Xbox has been on a media rampage recently, with new Xbox CEO Asha Sharma expressing in several interviews that Xbox is about to go through big changes, which the executives have described as a "reset".

Xbox has been enduring quite a bit of headwind, as Sharma and Xbox Game Studios CEO Matt Booty described in a recent co-authored letter; the current Xbox business model isn't sustainable, and other factors are at play, such as the ongoing memory and storage crisis caused by the boom in AI. The concerns around the hardware shortage driving up prices have fallen on the next-generation Xbox and PlayStation 6, as Sony isn't immune either.
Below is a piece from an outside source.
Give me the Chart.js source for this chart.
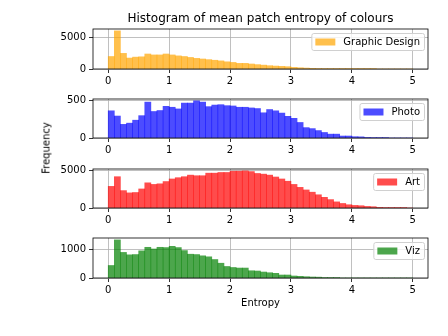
<!DOCTYPE html>
<html>
<head>
<meta charset="utf-8">
<script src="https://cdn.jsdelivr.net/npm/chart.js@4"></script>
<style>
html, body { margin: 0; padding: 0; background: #fff; }
#fig { position: relative; width: 448px; height: 336px; font-family: "DejaVu Sans", sans-serif; color: #000; }
.panel { position: absolute; left: 0; top: 0; width: 448px; height: 336px; }
.lbl { position: absolute; white-space: nowrap; }
</style>
</head>
<body>
<div id="fig">
  <div class="panel"><canvas id="gd"></canvas></div>
  <div class="panel"><canvas id="photo"></canvas></div>
  <div class="panel"><canvas id="art"></canvas></div>
  <div class="panel"><canvas id="viz"></canvas></div>
  <div class="lbl" style="left:93px; width:335px; top:10px; text-align:center; font-size:12px; line-height:16px;">Histogram of mean patch entropy of colours</div>
  <div class="lbl" style="left:93px; width:335px; top:296px; text-align:center; font-size:10px; line-height:13px;">Entropy</div>
  <div class="lbl" style="left:46px; top:148px; font-size:10px; line-height:13px; transform: translate(-50%, -50%) rotate(-90deg);">Frequency</div>
</div>
<script>
// bin centres (bins of 0.1 from 0 to 5)
const binCenters = [0.05, 0.15, 0.25, 0.35, 0.45, 0.55, 0.65, 0.75, 0.85, 0.95,
  1.05, 1.15, 1.25, 1.35, 1.45, 1.55, 1.65, 1.75, 1.85, 1.95,
  2.05, 2.15, 2.25, 2.35, 2.45, 2.55, 2.65, 2.75, 2.85, 2.95,
  3.05, 3.15, 3.25, 3.35, 3.45, 3.55, 3.65, 3.75, 3.85, 3.95,
  4.05, 4.15, 4.25, 4.35, 4.45, 4.55, 4.65, 4.75, 4.85, 4.95];
const xTicks = [0, 1, 2, 3, 4, 5];

const graphicDesign = [2000, 6100, 2500, 1750, 1900, 1950, 2400, 2250, 2250, 2400,
  2250, 2100, 2000, 1850, 1700, 1600, 1500, 1400, 1300, 1150,
  1050, 900, 900, 800, 700, 620, 530, 470, 420, 370,
  260, 200, 150, 110, 80, 50, 30, 20, 12, 8,
  5, 3, 2, 1, 0, 0, 0, 0, 0, 0];
const photo = [359, 290, 180, 196, 235, 295, 474, 350, 363, 418,
  406, 384, 461, 461, 491, 474, 414, 435, 440, 427,
  423, 406, 406, 397, 389, 333, 376, 359, 329, 286,
  260, 205, 137, 124, 98, 73, 51, 51, 26, 26,
  17, 15, 8, 4, 2, 1, 0, 0, 0, 0];
const art = [2860, 4140, 2300, 2000, 2050, 2520, 3330, 3120, 3200, 3500,
  3840, 4010, 4140, 4350, 4270, 4270, 4610, 4610, 4700, 4700,
  4870, 4870, 4910, 4820, 4570, 4480, 4350, 4100, 3840, 3540,
  3120, 2730, 2390, 2090, 1750, 1410, 1110, 810, 600, 430,
  340, 300, 210, 170, 85, 40, 20, 8, 3, 0];
const viz = [440, 1340, 900, 815, 825, 955, 1080, 1020, 1080, 1070,
  1115, 1070, 965, 837, 825, 780, 745, 650, 520, 405,
  370, 350, 350, 255, 245, 210, 185, 165, 105, 105,
  70, 58, 45, 35, 30, 10, 5, 2, 0, 0,
  0, 0, 0, 0, 0, 0, 0, 0, 0, 0];

const gdTicks = [0, 5000];
const photoTicks = [0, 500];
const artTicks = [0, 5000];
const vizTicks = [0, 1000];

const tickFont = { family: "DejaVu Sans", size: 10 };

// axes frame + legend box drawn inside the plot area
const framePlugin = {
  id: "frame",
  afterDatasetsDraw(chart) {
    const a = chart.chartArea, ctx = chart.ctx;
    ctx.save();
    ctx.strokeStyle = "#000";
    ctx.lineWidth = 0.8;
    ctx.strokeRect(a.left, a.top, a.right - a.left, a.bottom - a.top);

    const ds = chart.data.datasets[0];
    ctx.font = "10px 'DejaVu Sans'";
    const tw = ctx.measureText(ds.label).width;
    const w = 4 + 20 + 8 + tw + 4, h = 17;
    const x = a.right - 4 - w, y = a.top + 4;
    ctx.fillStyle = "rgba(255,255,255,0.8)";
    ctx.strokeStyle = "#d0d0d0";
    ctx.lineWidth = 1;
    ctx.beginPath();
    ctx.roundRect(x + 0.5, y + 0.5, w, h, 2);
    ctx.fill();
    ctx.stroke();
    ctx.fillStyle = ds.backgroundColor;
    ctx.fillRect(x + 4, y + h / 2 - 3, 20, 7);
    ctx.fillStyle = "#000";
    ctx.textBaseline = "middle";
    ctx.fillText(ds.label, x + 32, y + h / 2 + 1);
    ctx.restore();
  }
};

function makePanel(id, label, values, color, yMax, yTicks, top, bottom) {
  return new Chart(document.getElementById(id), {
    type: "bar",
    data: {
      datasets: [{
        label: label,
        data: binCenters.map((x, i) => ({ x: x, y: values[i] })),
        backgroundColor: color,
        borderWidth: 0,
        barPercentage: 1,
        categoryPercentage: 1
      }]
    },
    options: {
      responsive: true,
      maintainAspectRatio: false,
      animation: false,
      layout: { padding: { left: 0, right: 20, top: top, bottom: 336 - bottom - 20 } },
      plugins: { legend: { display: false }, tooltip: { enabled: false } },
      scales: {
        x: {
          type: "linear", min: -0.25, max: 5.25, offset: false,
          afterBuildTicks: s => { s.ticks = xTicks.map(v => ({ value: v })); },
          afterFit: s => { s.height = 20; },
          ticks: { font: tickFont, color: "#000", padding: 2, maxRotation: 0, autoSkip: false },
          grid: { offset: false, color: "#b0b0b0", lineWidth: 0.8, tickColor: "#000", tickLength: 4 },
          border: { display: false }
        },
        y: {
          min: 0, max: yMax,
          afterBuildTicks: s => { s.ticks = yTicks.map(v => ({ value: v })); },
          afterFit: s => { s.width = 93; },
          ticks: { font: tickFont, color: "#000", padding: 3, callback: v => String(v) },
          grid: { color: "#b0b0b0", lineWidth: 0.8, tickColor: "#000", tickLength: 4 },
          border: { display: false }
        }
      }
    },
    plugins: [framePlugin]
  });
}

makePanel("gd", "Graphic Design", graphicDesign, "rgba(255,165,0,0.7)", 6400, gdTicks, 29, 69);
makePanel("photo", "Photo", photo, "rgba(0,0,255,0.7)", 515, photoTicks, 99, 138);
makePanel("art", "Art", art, "rgba(255,0,0,0.7)", 5160, artTicks, 169, 208);
makePanel("viz", "Viz", viz, "rgba(0,128,0,0.7)", 1407, vizTicks, 238, 278);
</script>
</body>
</html>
In a recent interview with The Game Business, Christopher Dring spoke with Xbox CSO Matthew Ball about the condition of the console market amid Xbox's declining revenue despite multi-billion investment.
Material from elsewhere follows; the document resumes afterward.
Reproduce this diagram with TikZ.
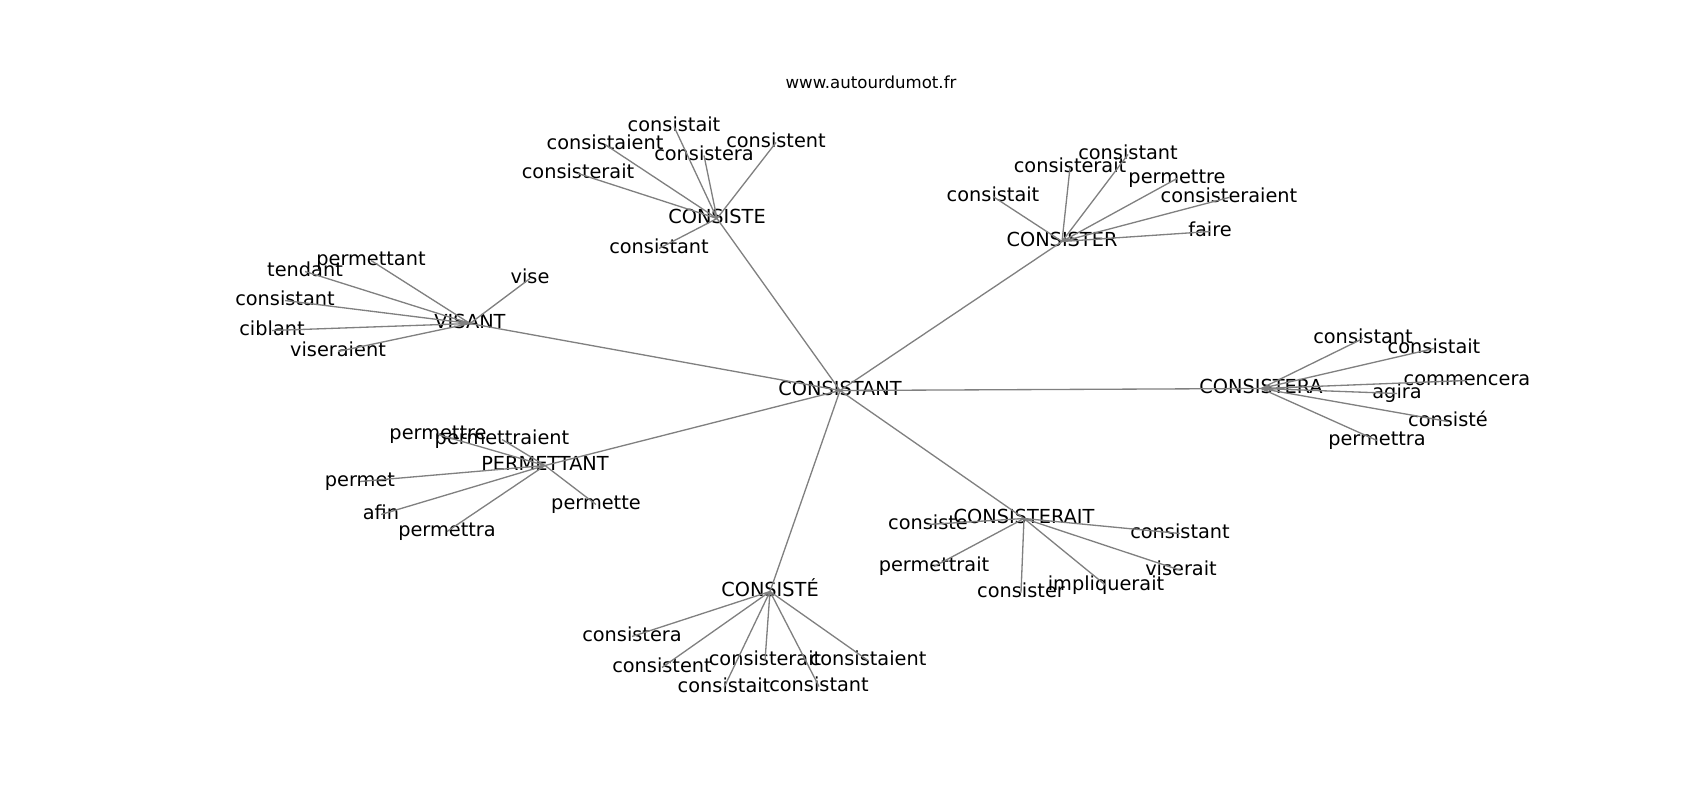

Ball said that Xbox has "no desire to move away from the console business," and when it comes is the console market "dying" Ball said, "No. It's not declining. It is growing. It's going to have a great year this year. What is important is that we restore that business for us."
"Do we need to get better at PC? Yes. Do we need to get better at mobile? Yes. But we can't ask publishers and players to bet on us on other platforms where we are behind, where our technology is inadequate, before we shore up the platform we have, the platform that many believe we've mistreated."
Ball went on to add that younger generations are still buying consoles, and that he hasn't seen any evidence to suggest that rate of console adoption has declined over the generations.